China is seeking to expand its “soft power” around the world through an international propaganda offensive in which its Chinese Communist Party (CCP) leadership is investing billions of dollars.
The ambitious strategy originated with party leader and Chinese President Hu Jintao (胡錦濤), who sees “soft power” — as influence on other countries through culture and ideas is often described — as “an increasingly important factor in national strength.”
While the international economic crisis has caused cuts in the news business worldwide, it is playing no role in China as government money is flowing into the new initiative while Beijing seeks to expand its influence on international opinion in the Information Age.
Liu Yunshan (劉云山), the director of the Publicity Department of the CCP’s Central Committee and the country’s propaganda chief, called it an “urgent strategic task for us to make our communication capability match our international status.”
“Nowadays, nations that have more advanced skills and better capability in communications will be more influential in the world and can spread their values further,” he wrote in an essay in the Chinese political magazine Qiushi, which means Seeking Truth.
A chief tool in the campaign is the state-run media in China, where most media outlets are government-controlled and whose few independent media are subject to censorship, earning the country poor rankings on media freedom from the advocacy group Reporters Without Borders.

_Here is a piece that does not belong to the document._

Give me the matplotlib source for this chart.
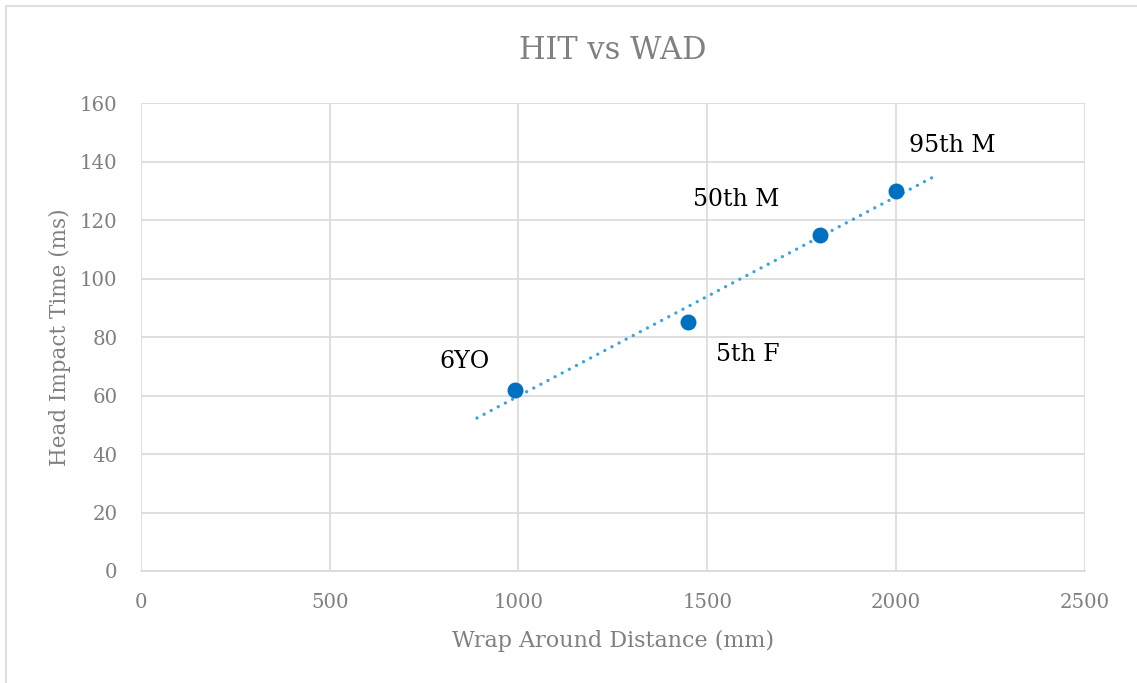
import numpy as np
import matplotlib.pyplot as plt
from matplotlib.patches import Rectangle

# Data
subjects = ["6YO", "5th F", "50th M", "95th M"]
wad_mm = [990, 1450, 1800, 2000]
hit_ms = [62, 85, 115, 130]

# Label positions (data coords, centre of text)
label_x = [858, 1607, 1578, 2148]
label_y = [71.5, 74, 127, 145.6]

plt.rcParams['font.family'] = ['DejaVu Serif']
gray = '#808080'
grid_col = '#d9d9d9'

fig = plt.figure(figsize=(11.37, 6.83), dpi=100)
ax = fig.add_axes([0.124, 0.164, 0.830, 0.685])

# Chart border (only top/left visible in the reference)
fig.patches.append(Rectangle((6 / 1137, -0.1), 1.2, 1.1 - 6 / 683,
                             transform=fig.transFigure, fill=False,
                             edgecolor=grid_col, linewidth=1.2))

# Linear trendline, extended 100 mm each way
slope, intercept = np.polyfit(wad_mm, hit_ms, 1)
tx = np.array([min(wad_mm) - 100, max(wad_mm) + 100])
ax.plot(tx, slope * tx + intercept, linestyle=(0, (0.01, 2.4)), color='#3aa3e3',
        linewidth=2.4, dash_capstyle='round', zorder=2)

ax.scatter(wad_mm, hit_ms, s=110, color='#0070c0', zorder=3)

for name, lx, ly in zip(subjects, label_x, label_y):
    ax.text(lx, ly, name, fontsize=17, color='black', ha='center', va='center')

ax.set_xlim(0, 2500)
ax.set_ylim(0, 160)
ax.set_xticks(range(0, 2501, 500))
ax.set_yticks(range(0, 161, 20))
ax.grid(True, color=grid_col, linewidth=1.2)
ax.set_axisbelow(True)
for side in ['top', 'right', 'left']:
    ax.spines[side].set_visible(False)
ax.spines['bottom'].set_color(grid_col)
ax.spines['bottom'].set_linewidth(1.2)
ax.tick_params(axis='x', length=0, labelsize=14.2, labelcolor=gray, pad=16)
ax.tick_params(axis='y', length=0, labelsize=14.2, labelcolor=gray, pad=17)

ax.set_title("HIT vs WAD", fontsize=22, color=gray, pad=32)
ax.set_xlabel("Wrap Around Distance (mm)", fontsize=16, color=gray, labelpad=13)
ax.set_ylabel("Head Impact Time (ms)", fontsize=15.5, color=gray, labelpad=6)

plt.savefig("out.png", dpi=100)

One of those state-run media outlets, the Xinhua news agency, has launched a TV news service under the government’s media expansion plan, following in the footsteps of the Arabic channel Al-Jazeera.
The first news shows were offered worldwide in the summer and they are to be expanded into a global 24-hour Chinese TV service.
At the service’s inauguration in July, Xinhua president Li Congjun (李從軍) said the new channel would interpret global events “objectively” and “impartially” from a Chinese angle, giving foreign readers and viewers a “novel perspective.”
The new news channel is expanding China’s already large radio and TV presence in the world. Central China Television, or CCTV, broadcasts to about 100 countries in many languages — including in Arabic to 22 countries since the summer.
China’s status as guest of honor at next week’s Frankfurt Book Fair is also part of its “soft power” campaign as is a World Media Summit, to which Xinhua invited representatives from 100 foreign media outlets to Beijing this week.
The CCP’s most important propaganda arm organized the conference to create a platform for itself to discuss global media challenges on an equal footing with independent news organizations from other countries and to seek possible new cooperation.
In the meantime, China is striving to build its own international media empires, following the Western examples of Time Warner Inc and News Corp.
A plan released by China’s State Council at the end of last month looks to transform the country’s news, entertainment and culture companies into free-market entities.